> Task objective:
Skip all pictures, then copy the lines from the start of the data through the line with "import plotly.graph_objects as go", keeping both ends.

> Data section:
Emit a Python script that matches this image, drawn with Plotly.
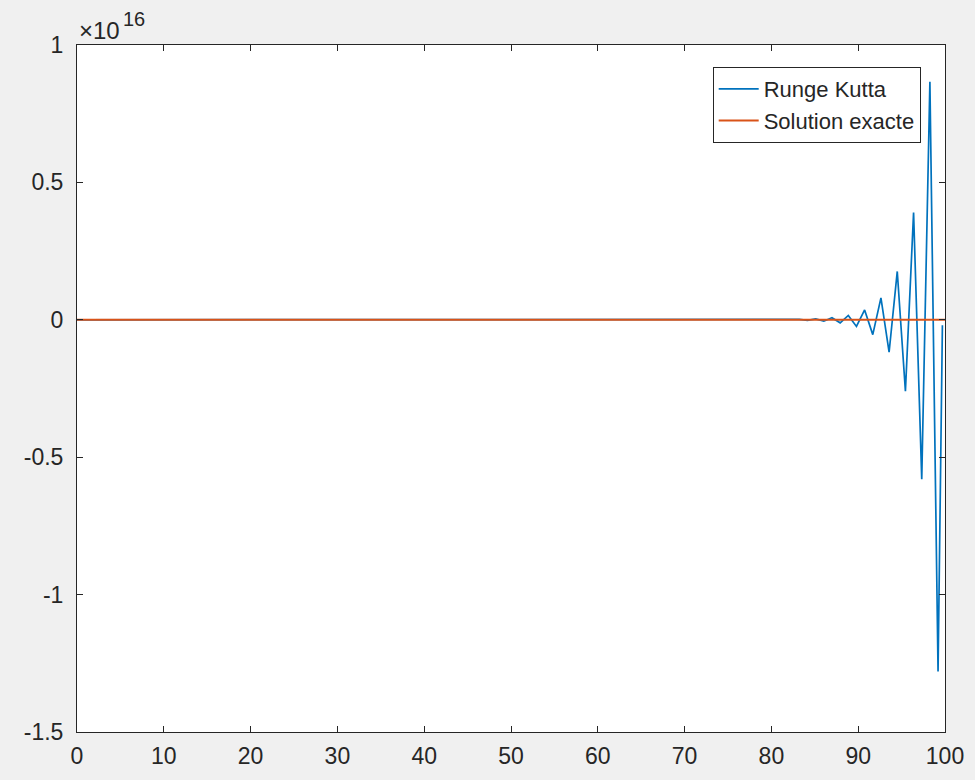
import plotly.graph_objects as go

# Runge-Kutta iterates: flat start, then an alternating, growing instability near t = 100
t_rk = [0, 10, 20, 30, 40, 50, 60, 70, 78.52, 79.46, 80.4, 81.34, 82.28, 83.22, 84.16,
        85.1, 86.04, 86.98, 87.92, 88.86, 89.8, 90.74, 91.68, 92.62, 93.56, 94.5,
        95.44, 96.38, 97.32, 98.26, 99.2, 99.7]
y_rk = [0, 0, 0, 0, 0, 0, 0, 0,
        -0.0002e16, 0.0003e16, -0.0005e16, 0.0007e16, -0.001e16, 0.0015e16,
        -0.0022e16, 0.0033e16, -0.005e16, 0.0074e16, -0.011e16, 0.016e16,
        -0.024e16, 0.036e16, -0.054e16, 0.08e16, -0.118e16, 0.176e16,
        -0.26e16, 0.39e16, -0.58e16, 0.866e16, -1.28e16, -0.02e16]

# Exact solution (negligible on this scale)
t_exact = [0, 100]
y_exact = [0, 0]

xtick_vals = [0, 10, 20, 30, 40, 50, 60, 70, 80, 90, 100]
ytick_vals = [-1.5e16, -1e16, -0.5e16, 0, 0.5e16, 1e16]
ytick_text = ["-1.5", "-1", "-0.5", "0", "0.5", "1"]

FONT = "Liberation Sans, Arial"
TXT = "#262626"

fig = go.Figure()
fig.add_trace(go.Scatter(x=t_rk, y=y_rk, mode="lines", name="Runge Kutta",
                         line=dict(color="#0072BD", width=1.7)))
fig.add_trace(go.Scatter(x=t_exact, y=y_exact, mode="lines", name="Solution exacte",
                         line=dict(color="#D95319", width=2.0)))

axis_color = "#262626"
fig.update_xaxes(range=[0, 100], tickvals=xtick_vals, showgrid=False, zeroline=False,
                 showline=True, linecolor=axis_color, linewidth=1, mirror="ticks",
                 ticks="inside", ticklen=6, tickcolor=axis_color, ticklabelstandoff=3,
                 tickfont=dict(family=FONT, size=23, color=TXT))
fig.update_yaxes(range=[-1.5e16, 1e16], tickvals=ytick_vals, ticktext=ytick_text,
                 showgrid=False, zeroline=False,
                 showline=True, linecolor=axis_color, linewidth=1, mirror="ticks",
                 ticks="inside", ticklen=6, tickcolor=axis_color, ticklabelstandoff=8,
                 tickfont=dict(family=FONT, size=23, color=TXT))

# shared exponent of the y axis: "×10" with a raised "16"
fig.add_annotation(text="×10", xref="paper", yref="paper", x=0, y=1.0,
                   xanchor="left", yanchor="middle", showarrow=False,
                   xshift=0, yshift=15,
                   font=dict(family=FONT, size=24, color=TXT))
fig.add_annotation(text="16", xref="paper", yref="paper", x=0, y=1.0,
                   xanchor="left", yanchor="middle", showarrow=False,
                   xshift=44, yshift=26,
                   font=dict(family=FONT, size=20, color=TXT))

fig.update_layout(
    width=975, height=780,
    margin=dict(l=77, r=30, t=45, b=48),
    paper_bgcolor="#f0f0f0", plot_bgcolor="white",
    showlegend=True,
    legend=dict(x=0.972, y=0.968, xanchor="right", yanchor="top",
                bgcolor="white", bordercolor=axis_color, borderwidth=1,
                itemwidth=40,
                font=dict(family=FONT, size=22, color=TXT)),
)

fig.write_html("out.html")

> Written solution:
Emit a Python script that matches this image, drawn with Plotly.
import plotly.graph_objects as go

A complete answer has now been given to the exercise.